A sostenere Thomas e Ellen nella loro battaglia contro il male sono il Professor Albin Eberhart Von Franz (Willem Dafoe), medico radiato dall’ordine per le sue particolari credenze, Friedrich Harding (Aaron Taylor-Johnson) e Anna Harding (Emma Corrin), amici della sfortunata coppia che ha indissolubilmente legato il suo destino a quello del Conte Orlok. Come risulta evidente anche dal trailer, il film ricalca l’originale sia nella trama che nelle scelte stilistiche, con l’inserimento voluto, e in parte dovuto, di citazioni più o meno evidenti da parte di Eggers, che ha già dimostrato nei lungometraggi precedenti la capacità di elaborare con originalità il materiale a cui si ispira, regalando al pubblico un’esperienza cinematografica coinvolgente, oltre che visivamente sorprendente.
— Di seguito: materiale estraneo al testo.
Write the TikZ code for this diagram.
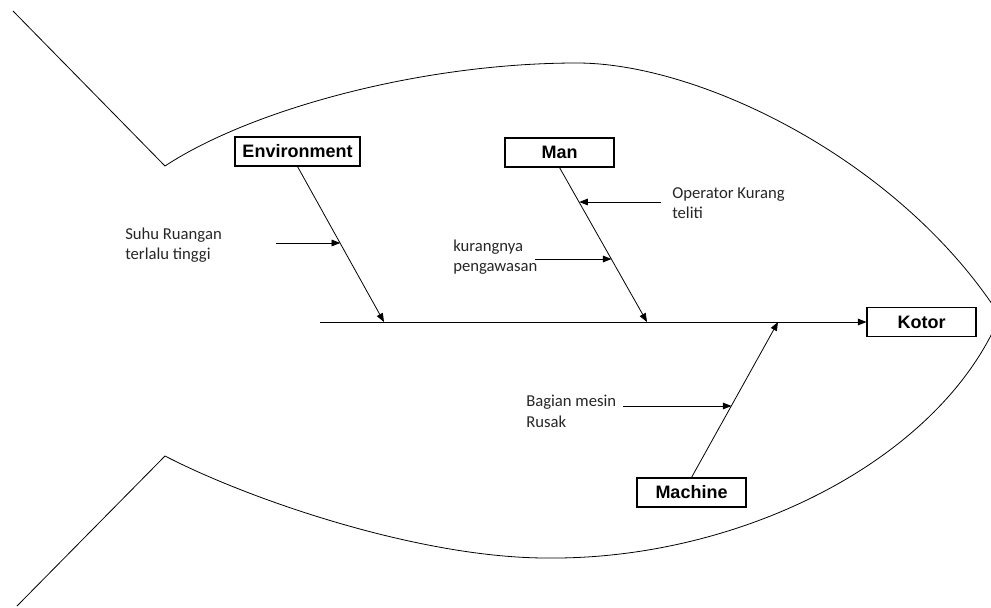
\documentclass[tikz,border=0pt]{standalone}
\usepackage{fontspec}
\setmainfont{Carlito}
\newfontfamily\arialfont{Liberation Sans}
\usetikzlibrary{arrows.meta}
\tikzset{
  px/.style={x=0.75pt,y=-0.75pt},
  causebox/.style={draw,line width=0.8pt,inner sep=0pt,minimum height=21.75pt,
    font=\arialfont\bfseries\fontsize{13.5pt}{15pt}\selectfont},
  outline/.style={line width=0.6pt},
  bone/.style={line width=0.6pt},
  tipped/.style={bone,-{Triangle[length=6.5pt,width=5pt]}},
  cause/.style={align=left,anchor=west,inner sep=0pt,
    font=\fontsize{12.5pt}{15.5pt}\selectfont,text=black!85}
}
\begin{document}
\begin{tikzpicture}[px]
\useasboundingbox (0,0) rectangle (991,607);
\begin{scope}
\clip (0,0) rectangle (991,607);
% fish outline
\draw[outline] (13,11) -- (165,166)
  .. controls (250,110) and (420,63) .. (577,63)
  .. controls (700,63) and (900,160) .. (1000,316);
\draw[outline] (17,606) -- (165,456)
  .. controls (250,500) and (420,558) .. (547,558)
  .. controls (740,560) and (940,460) .. (1000,316);
\end{scope}

% category boxes
\node[causebox,minimum width=93.75pt] (env) at (297.5,151.5) {Environment};
\node[causebox,minimum width=81.75pt] (man) at (559.5,152.5) {Man};
\node[causebox,minimum width=81.75pt] (kotor) at (921.5,322) {Kotor};
\node[causebox,minimum width=81.75pt] (machine) at (691.5,492.5) {Machine};

% spine
\coordinate (start) at (320,322);
\coordinate (envEnd) at (384,322);
\coordinate (manEnd) at (647,322);
\coordinate (macEnd) at (778,322);
\draw[tipped] (start) -- (kotor.west);
\draw[tipped] (env.south) -- (envEnd);
\draw[tipped] (man.south) -- (manEnd);
\draw[tipped] (machine.north) -- (macEnd);

% points on the bones
\path (env.south) -- (envEnd) coordinate[pos=0.494] (envA);
\path (man.south) -- (manEnd) coordinate[pos=0.226] (manA) coordinate[pos=0.594] (manB);
\path (machine.north) -- (macEnd) coordinate[pos=0.462] (macA);

% cause texts
\node[cause] (suhu) at (125,245) {Suhu Ruangan\\terlalu tinggi};
\node[cause] (oper) at (672,203) {Operator Kurang\\teliti};
\node[cause] (kurang) at (453,257) {kurangnya\\pengawasan};
\node[cause] (bagian) at (526,411) {Bagian mesin\\Rusak};

% cause arrows
\coordinate (suhuT) at (276,243);
\coordinate (operT) at (661,202);
\coordinate (kurangT) at (535,259);
\coordinate (bagianT) at (623,406);
\draw[tipped] (suhuT) -- (suhuT -| envA);
\draw[tipped] (operT) -- (operT -| manA);
\draw[tipped] (kurangT) -- (kurangT -| manB);
\draw[tipped] (bagianT) -- (bagianT -| macA);
\end{tikzpicture}
\end{document}
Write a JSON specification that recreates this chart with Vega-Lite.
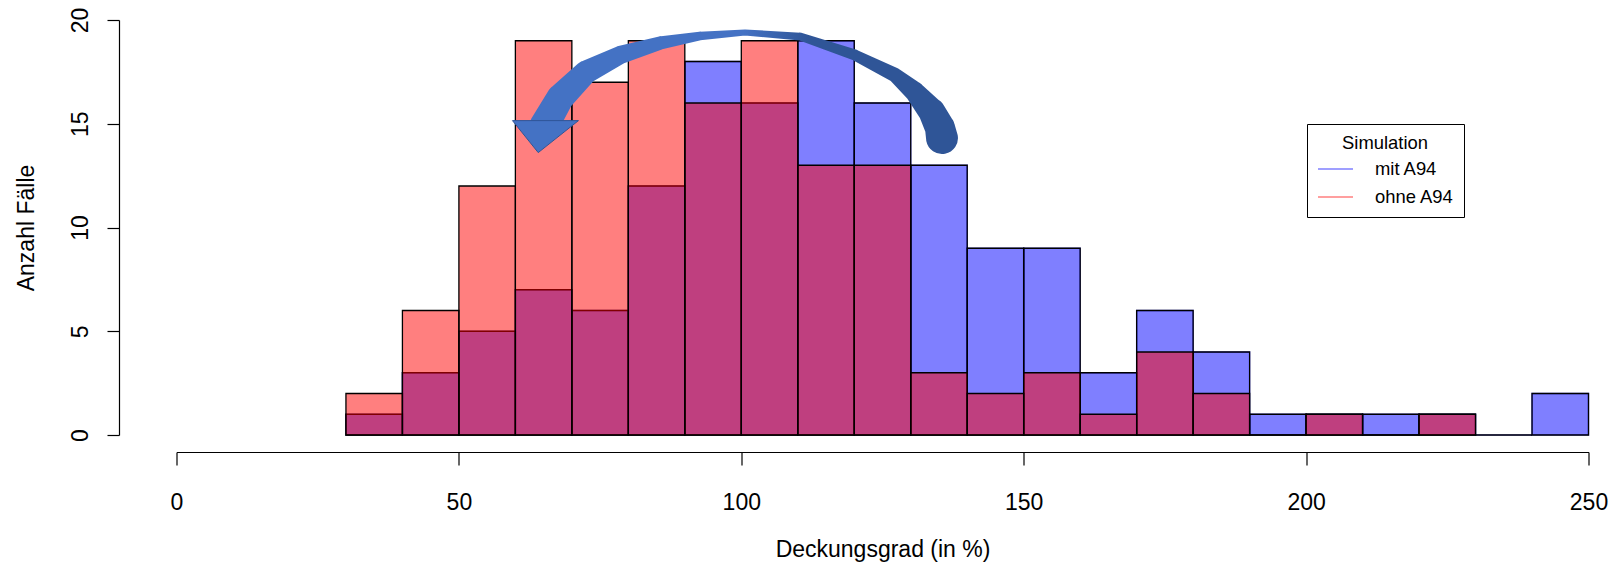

Che il vampiro, personaggio radicato nelle leggende popolari prima che nei racconti cinematografici, abbia tuttavia riservato al regista qualche insidia, in questo sontuoso adattamento? La domanda è lecita, soprattutto se si pensa al significato profondo che si cela dietro le fattezze inquietanti di una creatura capace di incarnare, attraverso i secoli, paure e desideri reconditi del genere umano. Molto si è detto, finora, riguardo i richiami del film alla pandemia, evocata dal morbo pestilenziale diffuso da Orlok, e riguardo il personaggio di Ellen, che in quest’ultima versione di “Nosferatu” dovrebbe rappresentare la chiave di volta di un discorso legato all’accettazione di sé, della propria oscurità come facente parte della natura umana, piuttosto che incarnare l’idea dell’innocenza sacrificata per combattere il male.
Il film ha esordito negli Stati Uniti per Natale con un grande successo al botteghino, mentre la critica si è espressa, come spesso succede, in modo ambivalente: troppo arduo, dunque, il confronto con il capolavoro di Murnau? Al pubblico e alla critica europei, in questo 2025 appena cominciato, l’ardua sentenza. Intanto, è impossibile non godere della lugubre bellezza che accompagna la pellicola, dai costumi alle scenografie, con una fotografia studiata per lasciare a bocca aperta il pubblico e richiami che viaggiano dal cinema alla pittura di Caspar David Friedrich, da scoprire fotogramma per fotogramma.